Charles Messing - Halmos College of Natural Sciences and Oceanography, Nova Southeastern University
February 18, 2017
Although no crinoid has a brain, the nervous system, which includes central nerve rings and branches to each arm and pinnule, is organized enough so that this featherstar can coordinate the operation of hundreds of little muscle bundles and swim surprisingly fast, and then parachute to safety. Wait for it... Video courtesy of the NOAA Office of Ocean Exploration and Research, 2017 American Samoa. Download largest version (mp4, 8.2 MB).
This large stalked crinoid, or sea lily (either Metacrinus or Saracrinus), flexes its feathery arms back into the current. It can release the grasp of its hooks along its stalk, lie down, and crawl with its arms. Image courtesy of the NOAA Office of Ocean Exploration and Research, 2017 American Samoa. Download larger version (jpg, 1.6 MB).
Sea lilies and feather stars, properly called crinoids (which means lily-like), are among the strangest of creatures that scientists will encounter during the expedition. Although they appear plant-like in many respects, they in fact are animals, complete with a digestive system and a nervous system.
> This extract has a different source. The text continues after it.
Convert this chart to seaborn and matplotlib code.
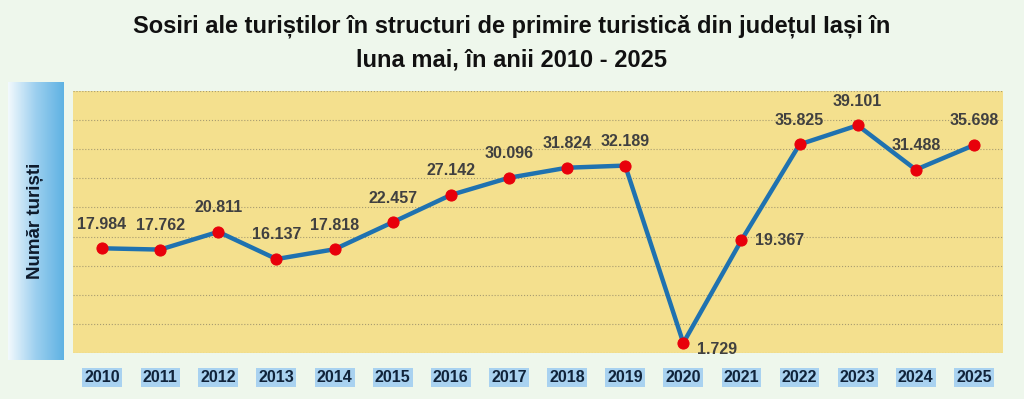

Their closest relatives are the sea stars, sea urchins, brittle stars, and sea cucumbers. Together, these animals form the major branch of the animal kingdom called the echinoderms (“spiny-skin”). Echinoderms have a basic five-sided symmetry, calcareous skeleton, and unique internal canal system and ligamentary tissue.
Although crinoids are the least understood of living echinoderms, their skeletal remains are among the most abundant and important of fossils. They arose during the early Paleozoic Era and were so abundant in many places that their skeletal remains produced vast limestone deposits in many places around the world, including the American Midwest. More than 5,000 fossil species have been described to date.
Crinoids have declined in diversity since their peak some 300 million years ago, but they are still enormously abundant in many marine habitats, from shallow coral reefs to the floors of oceanic trenches.
Porphyrocrinus sea lilies attach to hard substrates via a holdfast and have arms that terminate in slender filaments. Image courtesy of the NOAA Office of Ocean Exploration and Research, 2017 American Samoa. Download larger version (jpg, 1.2 MB).
We use the informal name “sea lily” for those species that retain a stalk as adults and “feather stars” for those that lose the stalk as small juveniles. However, these are not strict taxonomic groupings. It turns out that the stalk has been repeatedly lost and retained in adults several times. However, in modern seas, although feather stars occur from just below the tide line in some places to great depths, sea lilies no longer occur in shallow water; the shallowest species, Metacrinus rotundus, can be found at a depth of 100 meters off Japan.
All crinoids are suspension feeders, subsisting on the smorgasbord of small plankton and detritus that drifts past their outstretched arms. The fine side branches, or pinnules, that give their arms their feathery appearance are lined with small fingerlike tube feet (the same structures that line the undersides of sea star arms, but without the sucker tips) that flick passing food particles into a groove, where microscopic hairs (cilia) carry them down to the central mouth, conveyor-belt style.
This unusual featherstar, probably Paratelecrinus, also has terminal arm filaments, which may betray a close relationship, discovered via DNA sequencing, with stalked Porphyrocrinus. Image courtesy of the NOAA Office of Ocean Exploration and Research, 2017 American Samoa. Download larger version (jpg, 1.8 MB).
Most of the sea lilies that will probably be observed during this expedition array their arms in a bowl or dish with the arm tips flexed back into the current and the top of the stalk bent so that the central mouth faces away from the current. They use their unique echinoderm ligamentary tissue to lock the arms in place, which does not require expending energy. If the current gets too strong, or the crinoid is disturbed or attacked (some sea urchins feed on crinoids), the ligaments go flaccid, and muscles on the grooved side collapse the arms together for protection.
Although some crinoids are permanently attached to hard substrates by a holdfast at the bottom of the stalk (much like a sea fan or black coral), or anchor in sediment via rootlike structures, the feather stars and some of the sea lilies that have hook-like cirri can release their hold on the seafloor. These species can use their arms to crawl, and some feather stars can even swim.
Scientists have described several hundred crinoid species, but we are always finding more. I won’t be surprised if we find at least one new species during this expedition.